When I asked him about the B8 road, Hugo’s exact words were that it was 40 km tar and then “kak en hare” (shit and hair – a rough ride!). I honestly don’t know the correct English expression (if there is one) but you get the drift. It included corrugation, roadworks, big holes, very slow going. However, after the experience with the roads to Lumangwe Falls and Ndole Bay, we all seemed to have made peace with bad roads. Just take it slow and all will be OK.
We found two places on the other side of the park that offered camping. The one’s facilities were as bad as the other’s. Squat toilets, no hot water, buildings look like they were ready to fall over, campsites not particularly appealing, nor level. We decided that Riverside Camp was marginally better than Hippo Gardens, plus it also had a view of the hippos in the Katavi River right in front of us. We read reviews about this place and I guess we have to learn to read between the lines. It almost seems that they were talking about another place. At least it was cheap.

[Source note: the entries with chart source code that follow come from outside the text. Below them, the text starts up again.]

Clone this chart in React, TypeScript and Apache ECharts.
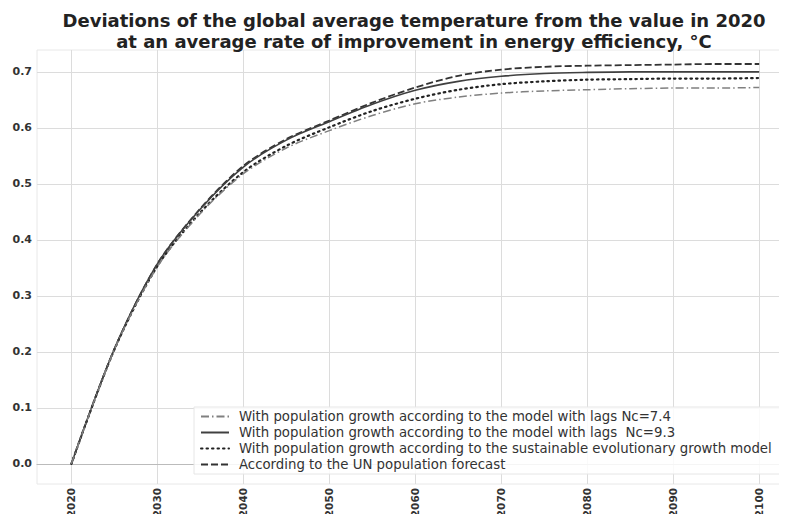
import React, { useEffect, useRef } from "react";
import * as echarts from "echarts";

const years = [2020, 2025, 2030, 2035, 2040, 2045, 2050, 2055, 2060, 2065, 2070, 2075, 2080, 2085, 2090, 2095, 2100];
const lagsNc74 = [0, 0.204, 0.352, 0.447, 0.518, 0.564, 0.595, 0.622, 0.643, 0.655, 0.662, 0.666, 0.668, 0.670, 0.671, 0.671, 0.672];
const lagsNc93 = [0, 0.205, 0.357, 0.455, 0.530, 0.578, 0.611, 0.642, 0.667, 0.683, 0.692, 0.697, 0.699, 0.700, 0.700, 0.700, 0.700];
const sustainable = [0, 0.204, 0.353, 0.449, 0.521, 0.568, 0.601, 0.630, 0.652, 0.668, 0.678, 0.683, 0.686, 0.687, 0.688, 0.688, 0.689];
const unForecast = [0, 0.205, 0.357, 0.456, 0.532, 0.580, 0.613, 0.645, 0.672, 0.693, 0.704, 0.709, 0.711, 0.712, 0.713, 0.714, 0.714];
const xTicks = [2020, 2030, 2040, 2050, 2060, 2070, 2080, 2090, 2100];
const yTicks = [0, 0.1, 0.2, 0.3, 0.4, 0.5, 0.6, 0.7];
const seriesNames = [
  "With population growth according to the model with lags Nc=7.4",
  "With population growth according to the model with lags  Nc=9.3",
  "With population growth according to the sustainable evolutionary growth model",
  "According to the UN population forecast",
];
const titleLines = [
  "Deviations of the global average temperature from the value in 2020",
  "at an average rate of improvement in energy efficiency, °C",
];

const font = "DejaVu Sans";

export default function App() {
  const ref = useRef<HTMLDivElement>(null);
  useEffect(() => {
    if (!ref.current) return;
    const chart = echarts.init(ref.current, null, { renderer: "svg" });
    const mk = (vals: number[]) => years.map((y, i) => [y, vals[i]]);
    const styles = [
      { color: "#808080", width: 1.5, type: [8, 3, 1.5, 3] },
      { color: "#404040", width: 1.6, type: "solid" },
      { color: "#222222", width: 2.2, type: [1.5, 4], cap: "round" },
      { color: "#333333", width: 1.8, type: [7, 3] },
    ];
    const datas = [lagsNc74, lagsNc93, sustainable, unForecast];
    chart.setOption({
      animation: false,
      backgroundColor: "#ffffff",
      title: {
        text: titleLines.join("\n"),
        left: 409,
        textAlign: "center",
        top: 5,
        textStyle: {
          fontFamily: font,
          fontWeight: "bold",
          fontSize: 18,
          lineHeight: 21,
          color: "#222",
        },
      },
      grid: {
        left: 37,
        right: 2,
        top: 50,
        bottom: 38,
        show: true,
        borderColor: "#e8e8e8",
        borderWidth: 1,
      },
      legend: {
        orient: "vertical",
        left: 194,
        top: 407,
        itemWidth: 28,
        itemHeight: 10,
        itemGap: 3,
        padding: [3, 10, 3, 6],
        backgroundColor: "rgba(255,255,255,0.85)",
        borderColor: "#e6e6e6",
        borderWidth: 1,
        itemStyle: { opacity: 0 },
        textStyle: { fontFamily: font, fontSize: 13.3, color: "#333", padding: [0, 0, 0, 5] },
        data: seriesNames,
      },
      xAxis: {
        type: "value",
        min: 2016,
        max: 2103,
        axisLine: { show: true, lineStyle: { color: "#bbbbbb", width: 1.2 } },
        axisTick: { show: false, customValues: xTicks },
        axisLabel: {
          customValues: xTicks,
          rotate: 90,
          margin: 4,
          fontFamily: font,
          fontWeight: "bold",
          fontSize: 10.5,
          color: "#333",
          formatter: (v: number) => String(v),
        },
        splitLine: { show: true, lineStyle: { color: "#dcdcdc", width: 1 } },
      },
      yAxis: {
        type: "value",
        min: -0.036,
        max: 0.739,
        axisLine: { show: false },
        axisTick: { show: false, customValues: yTicks },
        axisLabel: {
          customValues: yTicks,
          margin: 5,
          fontFamily: font,
          fontWeight: "bold",
          fontSize: 11,
          color: "#333",
          formatter: (v: number) => v.toFixed(1),
        },
        splitLine: { show: true, lineStyle: { color: "#dcdcdc", width: 1 } },
      },
      series: seriesNames.map((name, i) => ({
        name,
        type: "line",
        data: mk(datas[i]),
        smooth: 0.3,
        symbol: "none",
        showSymbol: false,
        color: styles[i].color,
        lineStyle: {
          color: styles[i].color,
          width: styles[i].width,
          type: styles[i].type,
          cap: (styles[i] as any).cap || "butt",
        },
        z: 4 - i,
      })),
    });
    return () => chart.dispose();
  }, []);
  return <div ref={ref} style={{ width: 787, height: 522, margin: -8 }} />;
}
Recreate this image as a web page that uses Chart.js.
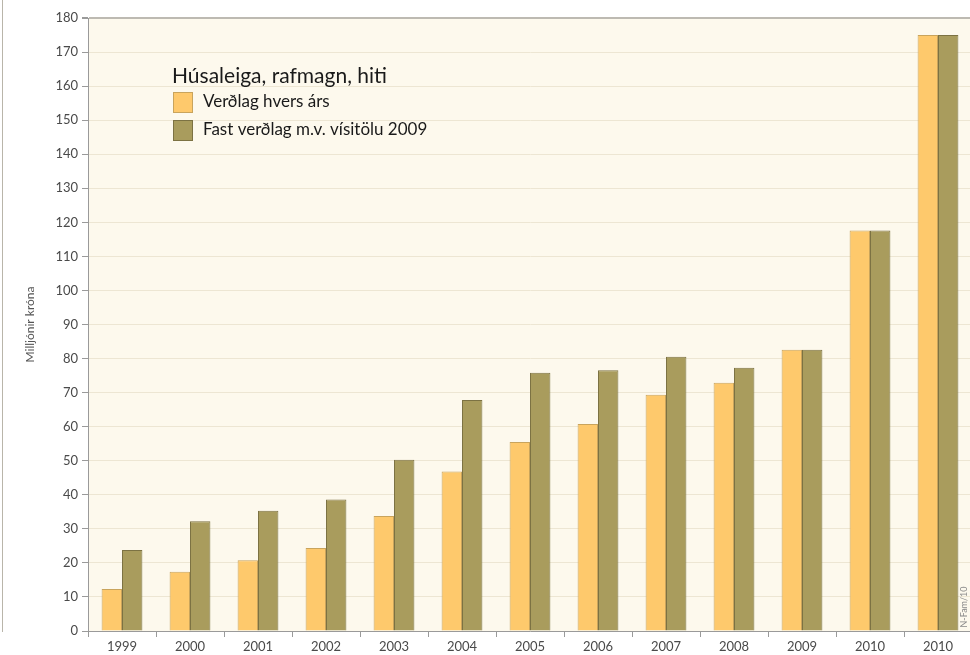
<!DOCTYPE html>
<html>
<head>
<meta charset="utf-8">
<script src="https://cdn.jsdelivr.net/npm/chart.js@4"></script>
<style>
  html, body { margin: 0; padding: 0; background: #fff; overflow: hidden; }
  #wrap { position: absolute; left: 0; top: 0; width: 976px; height: 655px; }
  #edge { position: absolute; left: 2px; top: 0; width: 1px; height: 632px; background: #b9b5aa; }
</style>
</head>
<body>
<div id="edge"></div>
<div id="wrap"><canvas id="myChart" width="976" height="655"></canvas></div>
<script>
// data
const years = ["1999", "2000", "2001", "2002", "2003", "2004", "2005", "2006", "2007", "2008", "2009", "2010", "2010"];
const verdlagHversArs = [12.3, 17.4, 20.8, 24.4, 33.8, 46.8, 55.5, 60.8, 69.4, 72.9, 82.6, 117.6, 175];
const fastVerdlag = [23.8, 32.2, 35.3, 38.6, 50.3, 67.8, 75.8, 76.6, 80.5, 77.3, 82.6, 117.6, 175];
const yTicks = [0, 10, 20, 30, 40, 50, 60, 70, 80, 90, 100, 110, 120, 130, 140, 150, 160, 170, 180];

const legendTitle = "Húsaleiga, rafmagn, hiti";
const seriesNames = ["Verðlag hvers árs", "Fast verðlag m.v. vísitölu 2009"];
const fillColors = ["#fec96c", "#a99c5d"];
const edgeColors = ["#c9a45c", "#7c7243"];

const font = "Lato, 'Open Sans', sans-serif";

// cream plot background
const plotBg = {
  id: "plotBg",
  beforeDraw(chart) {
    const a = chart.chartArea;
    const ctx = chart.ctx;
    ctx.save();
    ctx.fillStyle = "#fdf9ed";
    ctx.fillRect(a.left, a.top, a.right - a.left, a.bottom - a.top);
    ctx.restore();
  }
};

// legend drawn inside the plot, plus the small credit text
const innerLegend = {
  id: "innerLegend",
  afterDraw(chart) {
    const ctx = chart.ctx;
    ctx.save();
    ctx.textBaseline = "middle";
    ctx.fillStyle = "#1a1a1a";
    ctx.font = "21px " + font;
    ctx.fillText(legendTitle, 172, 76);
    chart.data.datasets.forEach((ds, i) => {
      const y = 92 + i * 28;
      ctx.fillStyle = ds.backgroundColor;
      ctx.fillRect(173, y, 19, 20);
      ctx.strokeStyle = ds.borderColor;
      ctx.lineWidth = 1;
      ctx.strokeRect(173.5, y + 0.5, 19, 20);
      ctx.fillStyle = "#1a1a1a";
      ctx.font = "17px " + font;
      ctx.fillText(ds.label, 203, y + 10);
    });
    ctx.translate(964, 607);
    ctx.rotate(-Math.PI / 2);
    ctx.font = "9px " + font;
    ctx.fillStyle = "#8a8a8a";
    ctx.textAlign = "center";
    ctx.fillText("N-Fam/10", 0, 0);
    ctx.restore();
  }
};

new Chart("myChart", {
  type: "bar",
  data: {
    labels: years,
    datasets: [
      {
        label: seriesNames[0],
        data: verdlagHversArs,
        backgroundColor: fillColors[0],
        borderColor: edgeColors[0],
        borderWidth: 1,
      },
      {
        label: seriesNames[1],
        data: fastVerdlag,
        backgroundColor: fillColors[1],
        borderColor: edgeColors[1],
        borderWidth: 1,
      },
    ],
  },
  options: {
    responsive: false,
    animation: false,
    layout: { padding: { top: 18, right: 4, left: 0, bottom: 0 } },
    plugins: {
      legend: { display: false },
      tooltip: { enabled: false },
    },
    datasets: {
      bar: { categoryPercentage: 0.6, barPercentage: 1 },
    },
    scales: {
      x: {
        grid: {
          drawOnChartArea: false,
          drawTicks: true,
          tickLength: 6,
          tickColor: "#9a9a9a",
        },
        border: { color: "#9a9a9a", width: 1 },
        ticks: {
          color: "#4a4a4a",
          font: { family: font, size: 13 },
          padding: 2,
        },
        afterFit(s) { s.height = 24; },
      },
      y: {
        min: 0,
        max: 180,
        afterBuildTicks(s) { s.ticks = yTicks.map(v => ({ value: v })); },
        grid: {
          color: (c) => (c.tick && c.tick.value === 180 ? "#bdbab2" : "#ede6d3"),
          lineWidth: (c) => (c.tick && c.tick.value === 180 ? 2 : 1),
          tickColor: "#9a9a9a",
          tickLength: 6,
        },
        border: { color: "#9a9a9a", width: 1 },
        ticks: {
          color: "#4a4a4a",
          font: { family: font, size: 13 },
          padding: 4,
        },
        title: {
          display: true,
          text: "Milljónir króna",
          color: "#555",
          font: { family: font, size: 12 },
          padding: { top: 23, bottom: 0 },
        },
        afterFit(s) { s.width = 88; },
      },
    },
  },
  plugins: [plotBg, innerLegend],
});
</script>
</body>
</html>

The attendant made a roaring fire between us and the river to deter the hippos. That evening we were entertained by the village noises, which included dogs, and trucks crossing the river not far from us. We also almost froze to death, as we packed away all our warm bedding when we were at Ndole Bay.
Early-ish the next morning, we got two buckets of hot water to wash ourselves with. It was clean and piping hot. Armed with lots of snacks, we went for a game drive in the park. We declined the offer of a guide, but afterwards realised it wasn’t such a good idea. Most parks offer guides at a very reasonable price that go with you in your car. In the Kruger we know our way around, but as the Tanzanian, Kenyan and Zambian parks were so expensive, we visited them for only one day. So because we didn’t know the area, we didn’t get to experience the park the way it deserves. A lesson learned.
Despite that we saw elephant, buffalo, giraffe, impala, red hartebeest, zebra, hippos and crocs. And tsetse flies…
After another noisy night with the hippos, trucks and dogs, we left Riverside Camp for a second visit to Lake Tanganyika, this time in Tanzania.